General Motors Mariara, Venezuela Plant
The GM Mariara plant, otherwise known as GM Venezuela Trucks Plant, was located in the city of Mariara, Carabobo, Venezuela. It was closed in 2015 due to the rapid collapse of the Venezuelan automobile industry. During its short seven years of activity, the plant specialized in the production of trucks and buses originated from Isuzu.
- Year opened: 2008
- Year closed: 2015
- Activity: vehicle assembly
- Facility size: unknown
Avenida Diego de Tovar, Zona Industrial Covenal
Mariara, Carabobo State
- Phone: not available, facility closed
- Employee information: about 800 direct
- Production capacity: 22,000 units / year
In its last years of activity, the GM Mariara Assembly plant produced the following vehicles:
- Chevrolet N-Series Trucks and Buses (Isuzu N-Series)
- Chevrolet FSR Truck (Isuzu Forward)
- Chevrolet FVR Truck (Isuzu F-Series)
- Chevrolet EXZ Truck (Isuzu Giga)
- Chevrolet C-3500 (Silverado 3500 Chassis Cab)
- Chevrolet Luv D-Max (Isuzu D-Max)
General Motors Venezolana C.A. inaugurated the GM Mariara plant on October 9th, 2008 following a $55 million investment to support an ambitious plan for General Motors’ new truck and bus division, complete with its own dealer network.
The GM Mariara plant had two assembly lines, with a capacity to assemble 22,000 units per year across two production shifts. In the long term, the plant’s maximum assembly capacity could increase to 52,000 units, with room to add two new assembly lines and operating on three production shifts.
With the GM Mariara plant, the company was looking to accomplish two objectives:
- To free up capacity of the GM Valencia plant to keep up with the wide demand of passenger vehicles that the Venezuelan market experienced around 2005, and
- To establish the largest truck plant in the country and, as a result, to dominate the country’s commercial vehicles market.
In the same year that GM opened the Mariara plant, Venezuela’s automobile market began to experience steady declines. After the historical record of nearly half a million new vehicles sold in 2007, Venezuelan authorities applied a new automotive policy. Contrary to its intended purpose, the new policy resulted in the gradual decline of foreign exchange for raw materials, significantly impacting the industrial sector.

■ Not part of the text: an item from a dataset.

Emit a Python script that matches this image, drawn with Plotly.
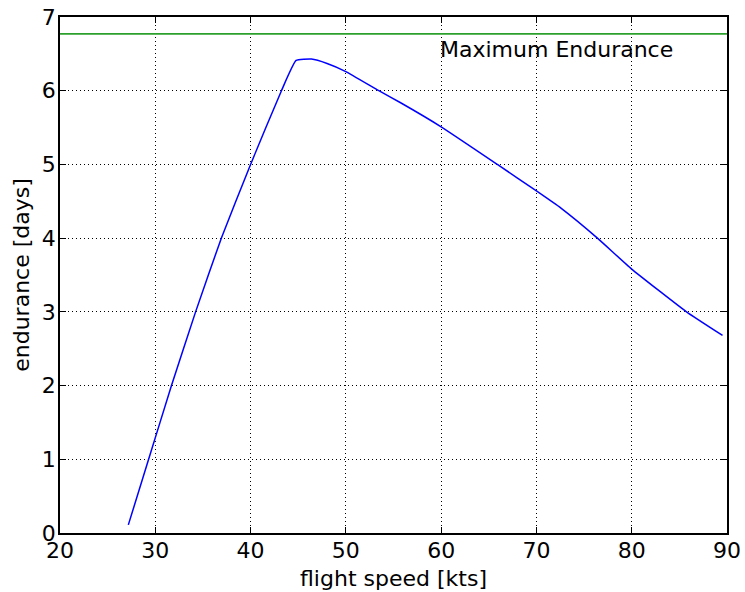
import plotly.graph_objects as go

speed = [27.17, 29.3, 31.7, 34.23, 36.93, 40.0, 43.24, 44.78,
         46.39, 48.03, 50.0, 53.46, 55.7, 60.0, 65.9, 70.0, 72.54,
         76.4, 80.0, 85.75, 89.53]
endurance = [0.11, 1.0, 2.0, 3.0, 4.0, 5.0, 6.0, 6.41,
             6.43, 6.37, 6.26, 6.0, 5.84, 5.51, 5.0, 4.64, 4.41,
             4.0, 3.58, 3.0, 2.68]
max_endurance = 6.77

FONT = "DejaVu Sans"
FS = 22

fig = go.Figure()
fig.add_trace(go.Scatter(x=speed, y=endurance, mode="lines",
                         line=dict(color="#0000ff", width=1.5, shape="spline", smoothing=0.4),
                         showlegend=False))
fig.add_trace(go.Scatter(x=[20, 90], y=[max_endurance, max_endurance], mode="lines",
                         line=dict(color="#2ca02c", width=1.8), showlegend=False))
fig.add_annotation(x=60, y=max_endurance, text="Maximum Endurance", showarrow=False,
                   xanchor="left", yanchor="top", xshift=-3, yshift=-1,
                   font=dict(family=FONT, size=FS, color="black"))

axis_common = dict(showline=True, linecolor="black", linewidth=1.5, mirror="ticks",
                   ticks="inside", ticklen=6, tickcolor="black", tickwidth=1,
                   showgrid=True, gridcolor="black", gridwidth=1, griddash="1px,3px",
                   zeroline=False, automargin=False, ticklabeloverflow="allow",
                   tickfont=dict(family=FONT, size=FS, color="black"))

fig.update_xaxes(range=[20, 90], dtick=10, ticklabelstandoff=-3,
                 title=dict(text="flight speed [kts]", standoff=8,
                            font=dict(family=FONT, size=FS, color="black")), **axis_common)
fig.update_yaxes(range=[0, 7], dtick=1, ticklabelstandoff=-2,
                 title=dict(text="endurance [days]", standoff=6,
                            font=dict(family=FONT, size=FS, color="black")), **axis_common)

fig.update_layout(width=745, height=592, margin=dict(l=60, r=18, t=17, b=59),
                  plot_bgcolor="white", paper_bgcolor="white",
                  font=dict(family=FONT, color="black"))

# remove the default 8px page margin so the figure fills the window exactly
fig.write_html("out.html", config={"displayModeBar": False},
               post_script="document.body.style.margin='0';")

In addition to this, the GM Mariana plant was constantly plagued by labor strikes in which the union demanded an increasing amount of benefits, paralyzing the facility for weeks at a time. Hit by the country’s profound economic crisis, GM Venezolana decided to close the facilities and move the production line of the Chevrolet N-Series Truck to the GM Valencia plant in the beginning of 2015.